For gaming, there is absolutely no way in the next 10 years that you will need 16GB of RAM. 

No(except FSX) games currently take advantage of 6 cores. I would drop it down to a 970. 

to take advantage of more than 16 GB of ram (your list would have 18GB, windows counts off for vRAM too) you need 7 Pro or better 64 bit. 

what brand is the PSU, and also what model.  The Watts dont tell us much. A Dell 600 watt might only crank 420 on a good day, but a Silverstone 600 watt would be fine.

I would suggest that you get a 990FX chipset AM3+ board for suture compatibility.


----------



## profound

Hello and thank you for the advice. I sort of knew while I was picking out the memory that 16 gigs was a little much, but I thought why not since memory these days is pretty cheap and the motherboard I chose can support it.

I chose the motherboard because of its upgradability (word?) if I ever choose to install more graphics cards for crossfire support, and because of the built in audio chipset. I'll take your word that AM3+ is superior.

The PSU is a Thermaltake, Model TR2-600NL2NH.

Few more questions again. Are AM3 processors compatible with AM3+ motherboards? What exactly are bulldozers? And how far into the future would a build like this last if I changed the motherboard to AM3+ along with a more reasonable CPU?

Is this case better? http://www.newegg.com/Product/Product.aspx?Item=N82E16811119160


----------



## Mishkin

I see nothing wrong with going with 16GB of memory.  It may be overkill right now for gaming, but it is incredibly cheap as well.  If you multitask at all while playing games, there is a chance that 8GB may be close to its limit.  To the person that said something to the tune of "there is no way you will ever need 16GB within the next 10 years)...I seriously recommend you take a little mental jaunt into the past, and see what gamers used 10 years ago.

I also see nothing wrong with a 6-core processor, especially considering the fact that the Phenom 2 versions are being phased out.  However, the 1090T was the great hexacore for the price, which is currently sold out on Newegg.  IMO the 1100T is a little pricey at $200, but I also don't see any reason for a hexacore being overkill.  Games are using more and more cores, and having a 6-core vs a 4-core means much better multitasking while gaming if you do that, and multitasking in general.  It would be a different story if a P2 6-core wasn't fast enough to game with or the fact that virtually every game in existence wasn't incredibly gpu-bound.  Since that's not the case, a P2 6-core would work great at a very reasonable price, especially when you factor in the motherboard cost (vs Intel).  Now if you're going to treat your system like an XBox and do absolutely nothing but game, then yeah -- a quad-core would do very well for the time being, and a quad would do very well anyway.  I guess my point is that while either a quad or a hexacore would work well, a hexacore is definately not overkill, and for some people it's preferred, regardless of whether you do encoding/video processing or not.

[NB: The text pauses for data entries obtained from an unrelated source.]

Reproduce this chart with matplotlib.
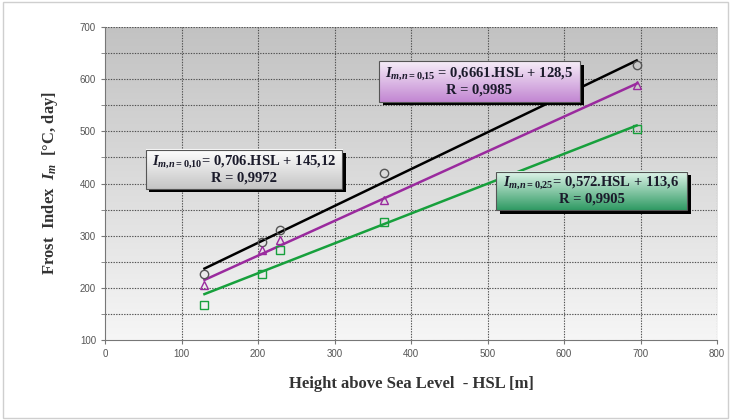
import numpy as np
import matplotlib
matplotlib.use("Agg")
import matplotlib.pyplot as plt
from matplotlib.patches import Rectangle
from matplotlib.colors import LinearSegmentedColormap

# data
hsl = [130, 205, 229, 365, 695]
im_010 = [227, 287, 311, 421, 628]
im_015 = [206, 273, 291, 369, 589]
im_025 = [167, 227, 272, 326, 505]

# regression coefficients (slope, intercept) as printed in the boxes
fit_010 = (0.706, 145.12)
fit_015 = (0.6661, 128.5)
fit_025 = (0.572, 113.6)

plt.rcParams['mathtext.fontset'] = 'custom'
plt.rcParams['mathtext.rm'] = 'Liberation Serif:bold'
plt.rcParams['mathtext.it'] = 'Liberation Serif:italic:bold'
plt.rcParams['mathtext.bf'] = 'Liberation Serif:bold'

fig = plt.figure(figsize=(7.31, 4.20), dpi=100)
fig.patches.append(Rectangle((0.004, 0.005), 0.992, 0.99, transform=fig.transFigure,
                             fill=False, edgecolor='#cfcfcf', lw=1.0))
ax = fig.add_axes([105 / 731, 1 - 340 / 420, 612 / 731, 313 / 420])

# gray gradient background
grad = np.linspace(0, 1, 256).reshape(-1, 1)
bg = LinearSegmentedColormap.from_list('bg', ['#f6f6f6', '#c2c2c2'])
ax.imshow(grad, extent=[0, 1, 0, 1], transform=ax.transAxes, cmap=bg,
          aspect='auto', origin='lower', zorder=0)

ax.set_xlim(0, 800)
ax.set_ylim(100, 700)
ax.set_xticks(range(0, 801, 100))
ax.set_yticks(range(100, 701, 100))
ax.set_yticks(range(150, 700, 100), minor=True)
for x in range(100, 801, 100):
    ax.axvline(x, color='#505050', lw=0.8, ls=(0, (1.2, 1.2)), zorder=1)
for y in range(150, 701, 50):
    ax.axhline(y, color='#505050', lw=0.8, ls=(0, (1.2, 1.2)), zorder=1)

for sp in ['top', 'right']:
    ax.spines[sp].set_visible(False)
ax.spines['left'].set_color('#777777')
ax.spines['bottom'].set_color('#777777')
ax.tick_params(which='both', length=3, color='#777777', labelsize=7, labelcolor='#555555')
for lab in ax.get_xticklabels() + ax.get_yticklabels():
    lab.set_fontfamily('Liberation Sans')

xs = np.array([hsl[0], hsl[-1]])
series = [
    (im_010, fit_010, 'black', '#555555', 'o'),
    (im_015, fit_015, '#9a2a9e', '#9a2a9e', '^'),
    (im_025, fit_025, '#17a03c', '#17a03c', 's'),
]
for vals, (a, b), lc, mc, mk in series:
    ax.plot(xs, a * xs + b, color=lc, lw=1.8, zorder=3)
    ax.plot(hsl, vals, ls='none', marker=mk, ms=6, mfc='none', mec=mc, mew=1.0, zorder=4)

def box(x0, x1, y0, y1, top, bottom, line1, line2):
    ax.add_patch(Rectangle((x0 + 5, y0 - 7), x1 - x0, y1 - y0, facecolor='black',
                           edgecolor='none', zorder=5))
    cm = LinearSegmentedColormap.from_list('b', [bottom, top])
    ax.imshow(grad, extent=[x0, x1, y0, y1], cmap=cm, aspect='auto',
              origin='lower', zorder=6)
    ax.add_patch(Rectangle((x0, y0), x1 - x0, y1 - y0, fill=False,
                           edgecolor='#555555', lw=0.8, zorder=7))
    xc = (x0 + x1) / 2
    ax.text(xc, y0 + (y1 - y0) * 0.70, line1, ha='center', va='center', fontsize=10.5,
            family='Liberation Serif', weight='bold', color='#1a1a2a', zorder=8)
    ax.text(xc, y0 + (y1 - y0) * 0.28, line2, ha='center', va='center', fontsize=10.5,
            family='Liberation Serif', weight='bold', color='#1a1a2a', zorder=8)

box(53, 310, 390, 465, '#ffffff', '#c4c4c4',
    r'$I_{m{,}n{=}0{,}10}$= 0,706.HSL + 145,12', 'R = 0,9972')
box(358, 621, 557, 634, '#f6eef8', '#c286d2',
    r'$I_{m{,}n{=}0{,}15}$ = 0,6661.HSL + 128,5', 'R = 0,9985')
box(511, 761, 349, 423, '#e2f6ec', '#2f9a63',
    r'$I_{m{,}n{=}0{,}25}$= 0,572.HSL + 113,6', 'R = 0,9905')

ax.set_xlabel('Height above Sea Level  - HSL [m]', family='Liberation Serif',
              weight='bold', fontsize=12, color='#333333', labelpad=12)
ax.set_ylabel(r'Frost  Index  $I_m$  [°C, day]', family='Liberation Serif',
              weight='bold', fontsize=12, color='#333333', labelpad=14)

fig.savefig('out.png', dpi=100)
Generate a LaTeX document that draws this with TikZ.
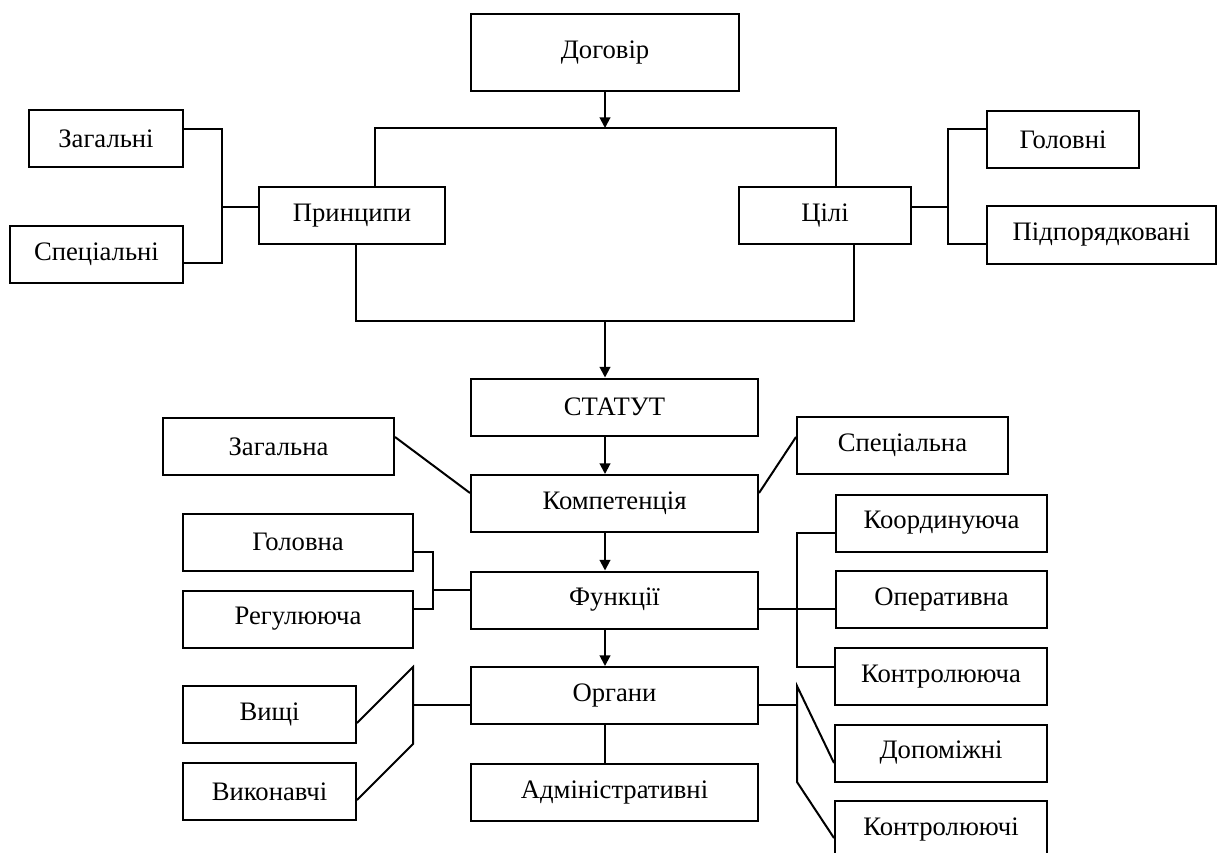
\documentclass[tikz,border=0pt]{standalone}
\usepackage{fontspec}
\setmainfont{Liberation Serif}
\usetikzlibrary{arrows.meta, positioning}

\begin{document}
\begin{tikzpicture}[
        x=0.75pt, y=-0.75pt,
        % boxes
        box/.style={
            rectangle,
            draw,
            line width=1.5pt,
            inner sep=0pt,
            minimum height=57*0.75pt,
            text centered,
            font=\fontsize{20}{23}\selectfont
        },
        boxw/.style={minimum width=#1*0.75pt},
        link/.style={line width=1.5pt},
        arr/.style={
            -{Triangle[length=8pt, width=8pt]},
            line width=1.5pt
        }
    ]
    \useasboundingbox (0,0) rectangle (1226,852);

    % --- top part ---
    \node[box, boxw=268, minimum height=77*0.75pt] (dogovir) at (605,52.5) {Договір};
    \node[box, boxw=186] (pryntsypy) at (352,215.5) {Принципи};
    \node[box, boxw=172] (tsili) at (825,215.5) {Цілі};

    \node[box, boxw=154] (zahalni) at (106,139) {Загальні};
    \node[box, boxw=173] (spetsialni) at (96.5,254.5) {Спеціальні};
    \node[box, boxw=152] (holovni) at (1063,139.5) {Головні};
    \node[box, boxw=229] (pidporyadk) at (1101.5,235) {Підпорядковані};

    % --- central column ---
    \node[box, boxw=287] (statut) at (614.5,407) {СТАТУТ};
    \node[box, boxw=287] (kompet) at (614.5,503.5) {Компетенція};
    \node[box, boxw=287] (funktsii) at (614.5,600) {Функції};
    \node[box, boxw=287] (orhany) at (614.5,695.5) {Органи};
    \node[box, boxw=287] (admin) at (614.5,792) {Адміністративні};

    % --- side boxes ---
    \node[box, boxw=231] (zahalna) at (278.5,446.5) {Загальна};
    \node[box, boxw=211] (spetsialna) at (902.5,445.5) {Спеціальна};
    \node[box, boxw=230] (holovna) at (298,542) {Головна};
    \node[box, boxw=230] (rehul) at (298,619) {Регулююча};
    \node[box, boxw=211] (koord) at (941.5,523) {Координуюча};
    \node[box, boxw=211] (operat) at (941.5,599.5) {Оперативна};
    \node[box, boxw=212] (kontrol) at (941,676.5) {Контролююча};
    \node[box, boxw=173] (vyshchi) at (269.5,714.5) {Вищі};
    \node[box, boxw=173] (vykon) at (269.5,791.5) {Виконавчі};
    \node[box, boxw=212] (dopom) at (941,753) {Допоміжні};
    \node[box, boxw=212] (kontrolchi) at (941,829.5) {Контролюючі};

    % --- connectors ---
    \coordinate (joinTop) at (605,128);
    \coordinate (joinBot) at (605,321);

    \draw[arr] (dogovir) -- (joinTop);
    \draw[link] (pryntsypy.north -| 375,0) |- (joinTop) -| (tsili.north -| 836,0);
    \draw[link] (pryntsypy.south -| 356,0) |- (joinBot) -| (tsili.south -| 854,0);
    \draw[arr] (joinBot) -- (statut.north -| joinBot);

    \draw[link] (zahalni.east |- 0,129) -| (222,263) -- (spetsialni.east |- 0,263);
    \draw[link] (222,207) -- (pryntsypy.west |- 0,207);
    \draw[link] (holovni.west |- 0,129) -| (948,244) -- (pidporyadk.west |- 0,244);
    \draw[link] (tsili.east |- 0,207) -- (948,207);

    \draw[arr] (statut.south -| joinBot) -- (kompet.north -| joinBot);
    \draw[arr] (kompet.south -| joinBot) -- (funktsii.north -| joinBot);
    \draw[arr] (funktsii.south -| joinBot) -- (orhany.north -| joinBot);
    \draw[link] (orhany.south -| joinBot) -- (admin.north -| joinBot);

    \draw[link] (zahalna.east |- 0,437) -- (kompet.west |- 0,493);
    \draw[link] (spetsialna.west |- 0,437) -- (kompet.east |- 0,493);

    \draw[link] (holovna.east |- 0,552) -| (433,609) -- (rehul.east |- 0,609);
    \draw[link] (433,590) -- (funktsii.west |- 0,590);
    \draw[link] (koord.west |- 0,533) -| (797,667) -- (kontrol.west |- 0,667);
    \draw[link] (funktsii.east |- 0,609) -- (operat.west |- 0,609);

    \draw[link] (vyshchi.east |- 0,723) -- (413,667) -- (413,744) -- (vykon.east |- 0,800);
    \draw[link] (413,705) -- (orhany.west |- 0,705);
    \draw[link] (dopom.west |- 0,763) -- (797,686) -- (797,782) -- (kontrolchi.west |- 0,838);
    \draw[link] (orhany.east |- 0,705) -- (797,705);

\end{tikzpicture}
\end{document}
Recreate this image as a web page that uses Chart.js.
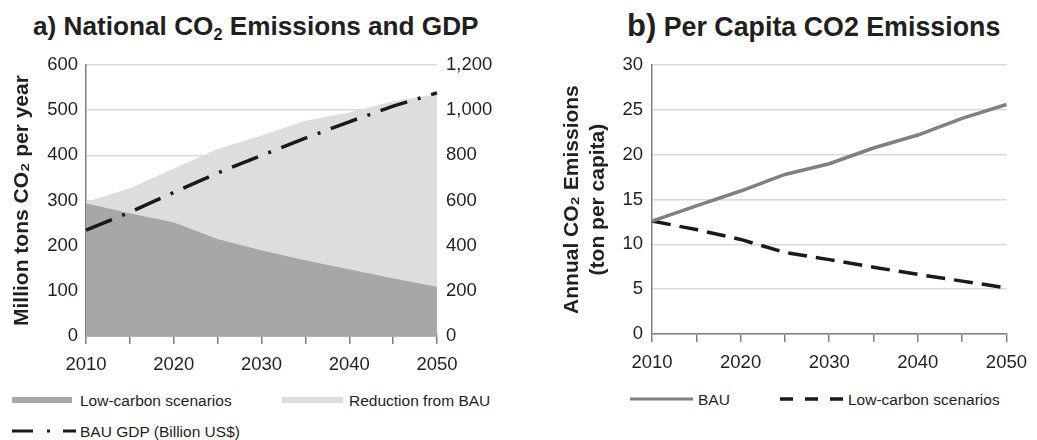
<!DOCTYPE html>
<html>
<head>
<meta charset="utf-8">
<script src="https://cdn.jsdelivr.net/npm/chart.js@4"></script>
<style>
  body { margin: 0; background: #fff; width: 1037px; height: 440px; position: relative; overflow: hidden;
         font-family: "Liberation Sans", Arial, sans-serif; color: #231f20; }
  .title { position: absolute; font-weight: bold; white-space: nowrap; line-height: 1; }
  .title sub { font-size: 0.62em; vertical-align: -0.28em; }
  canvas { position: absolute; }
  .leg { position: absolute; font-size: 15.5px; white-space: nowrap; line-height: 1; }
  .sw { position: absolute; }
</style>
</head>
<body>
<div class="title" id="ta" style="left:33px; top:13px; font-size:26.2px;">a) National CO<sub>2</sub> Emissions and GDP</div>
<div class="title" id="tb" style="left:627px; top:10px; font-size:26.8px;"><span style="font-size:31px;">b)</span> Per Capita CO2 Emissions</div>

<canvas id="chartA" width="520" height="331" style="left:0; top:45px;"></canvas>
<canvas id="chartB" width="517" height="331" style="left:520px; top:45px;"></canvas>

<!-- legend a -->
<div class="sw" style="left:12px; top:397px; width:60px; height:6px; background:#a6a7a9;"></div>
<div class="leg" style="left:80px; top:393px;">Low-carbon scenarios</div>
<div class="sw" style="left:282px; top:397px; width:61px; height:6px; background:#dcdddf;"></div>
<div class="leg" style="left:349px; top:393px;">Reduction from BAU</div>
<svg class="sw" style="left:12px; top:427px;" width="64" height="8">
  <line x1="0" y1="4" x2="64" y2="4" stroke="#1a1a1a" stroke-width="3" stroke-dasharray="21 14 3 13 13"/>
</svg>
<div class="leg" style="left:80px; top:424px;">BAU GDP (Billion US$)</div>

<!-- legend b -->
<svg class="sw" style="left:630px; top:395px;" width="63" height="8">
  <line x1="0" y1="4" x2="63" y2="4" stroke="#808080" stroke-width="3"/>
</svg>
<div class="leg" style="left:698px; top:392px;">BAU</div>
<svg class="sw" style="left:780px; top:395px;" width="63" height="8">
  <line x1="0" y1="4" x2="63" y2="4" stroke="#1a1a1a" stroke-width="3.5" stroke-dasharray="13 12 13 12 13"/>
</svg>
<div class="leg" style="left:848px; top:392px;">Low-carbon scenarios</div>

<script>
// values
const years = ['2010', '2015', '2020', '2025', '2030', '2035', '2040', '2045', '2050'];

// a) national CO2 (Mt/yr), stacked areas + GDP on right axis
const lowCarbonCO2 = [294, 272, 252, 215, 190, 168, 148, 128, 109];
const reductionCO2 = [3, 55, 119, 199, 254, 309, 347, 392, 426];
const gdpBAU = [469, 548, 636, 722, 800, 876, 949, 1018, 1077];

// b) per capita CO2 (t/person)
const perCapitaBAU = [12.6, 14.3, 15.95, 17.8, 19.0, 20.75, 22.2, 24.05, 25.6];
const perCapitaLow = [12.6, 11.65, 10.55, 9.1, 8.3, 7.45, 6.65, 5.9, 5.15];

const INK = '#231f20';
const AXIS = '#808080';
const GRID = '#d9d9d9';

Chart.defaults.font.family = '"Liberation Sans", Arial, sans-serif';
Chart.defaults.color = INK;
Chart.defaults.animation = false;

const xAxis = {
  type: 'category',
  offset: false,
  grid: { drawOnChartArea: false, drawTicks: true, tickLength: 8, color: AXIS, lineWidth: 1.5 },
  border: { color: AXIS, width: 1.5 },
  ticks: {
    font: { size: 18.5 },
    padding: 10,
    maxRotation: 0,
    autoSkip: false,
    callback: (v, i) => (i % 2 === 0 ? years[i] : '')
  },
  afterFit: (s) => { s.height = 40; }
};

new Chart(document.getElementById('chartA'), {
  type: 'line',
  data: {
    labels: years,
    datasets: [
      {
        label: 'BAU GDP (Billion US$)',
        data: gdpBAU,
        yAxisID: 'y1',
        borderColor: '#1a1a1a',
        borderWidth: 3.5,
        borderDash: [28, 11, 3, 11],
        fill: false,
        pointRadius: 0,
        tension: 0
      },
      {
        label: 'Low-carbon scenarios',
        data: lowCarbonCO2,
        yAxisID: 'y',
        backgroundColor: '#a6a7a9',
        borderWidth: 0,
        fill: 'origin',
        pointRadius: 0,
        tension: 0
      },
      {
        label: 'Reduction from BAU',
        data: reductionCO2,
        yAxisID: 'y',
        backgroundColor: '#dcdddf',
        borderWidth: 0,
        fill: '-1',
        pointRadius: 0,
        tension: 0
      }
    ]
  },
  options: {
    responsive: false,
    layout: { padding: { top: 17, left: 0, right: 0, bottom: 0 } },
    plugins: { legend: { display: false }, tooltip: { enabled: false } },
    scales: {
      x: xAxis,
      y: {
        position: 'left',
        stacked: true,
        min: 0, max: 600,
        ticks: { stepSize: 100, font: { size: 18.5 }, padding: 8 },
        grid: { color: GRID, lineWidth: 1.5, drawTicks: false },
        border: { color: AXIS, width: 1.5 },
        title: {
          display: true,
          text: 'Million tons CO\u2082 per year',
          font: { size: 21, weight: 'bold' },
          padding: { top: 10, bottom: 0 }
        },
        afterFit: (s) => { s.width = 86; }
      },
      y1: {
        position: 'right',
        min: 0, max: 1200,
        ticks: {
          stepSize: 200,
          font: { size: 18.5 },
          padding: 9,
          callback: (v) => v.toLocaleString('en-US')
        },
        grid: { drawOnChartArea: false, drawTicks: false },
        border: { display: false },
        afterFit: (s) => { s.width = 83; }
      }
    }
  }
});

new Chart(document.getElementById('chartB'), {
  type: 'line',
  data: {
    labels: years,
    datasets: [
      {
        label: 'BAU',
        data: perCapitaBAU,
        borderColor: '#808080',
        borderWidth: 3.5,
        fill: false,
        pointRadius: 0,
        tension: 0
      },
      {
        label: 'Low-carbon scenarios',
        data: perCapitaLow,
        borderColor: '#1a1a1a',
        borderWidth: 3.5,
        borderDash: [19, 9],
        fill: false,
        pointRadius: 0,
        tension: 0
      }
    ]
  },
  options: {
    responsive: false,
    layout: { padding: { top: 17, left: 0, right: 23, bottom: 2 } },
    plugins: { legend: { display: false }, tooltip: { enabled: false } },
    scales: {
      x: xAxis,
      y: {
        min: 0, max: 30,
        ticks: { stepSize: 5, font: { size: 18.5 }, padding: 9 },
        grid: { color: GRID, lineWidth: 1.5, drawTicks: false },
        border: { color: AXIS, width: 1.5 },
        title: {
          display: true,
          text: ['Annual CO\u2082 Emissions', '(ton per capita)'],
          font: { size: 21, weight: 'bold', lineHeight: 1.2 },
          padding: { top: 40, bottom: 0 }
        },
        afterFit: (s) => { s.width = 132; }
      }
    }
  }
});
</script>
</body>
</html>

I agree that you should definately go with an AM3+ motherboard and make sure you get a solid PSU.


----------



## claptonman

That coolermaster case is a good choice.

And as for RAM being cheap, that is $80 compared to $30:

http://www.newegg.com/Product/Product.aspx?Item=N82E16820231428

And I would really go with this board if you are thinking of wanting crossfire support if you need it:

http://www.newegg.com/Product/Produ...-na&AID=10521304&PID=4169961&SID=k9snbh5h61mx

And while Mishkin's points are fair and valid, the cost is the factor here. Even though there would be better multitasking while in game and the such, a quad will still do that very easily and will have no trouble. It just depends on what you need/want. And to point out: more cores = more power consumed = CPU gets hotter. There's pros and cons in every situation.

Is this the PSU?

http://www.newegg.com/Product/Product.aspx?Item=N82E16817153140

If so, its not all that bad for a thermaltake.

Bulldozers are the new CPUs that AMD just came out with. So far, they've been a disappointment, but once they get the design down, get new instruction sets, and other improvements, they will be much better. They are phasing out Phenom II processors so soon you won't be able to buy those anymore, there will only be the bulldozers and their APUs. And yes, AM3 will work in an AM3+ board, since that is what I'm using.


----------



## TrainTrackHack

> For gaming, there is absolutely no way in the next 10 years that you will need 16GB of RAM.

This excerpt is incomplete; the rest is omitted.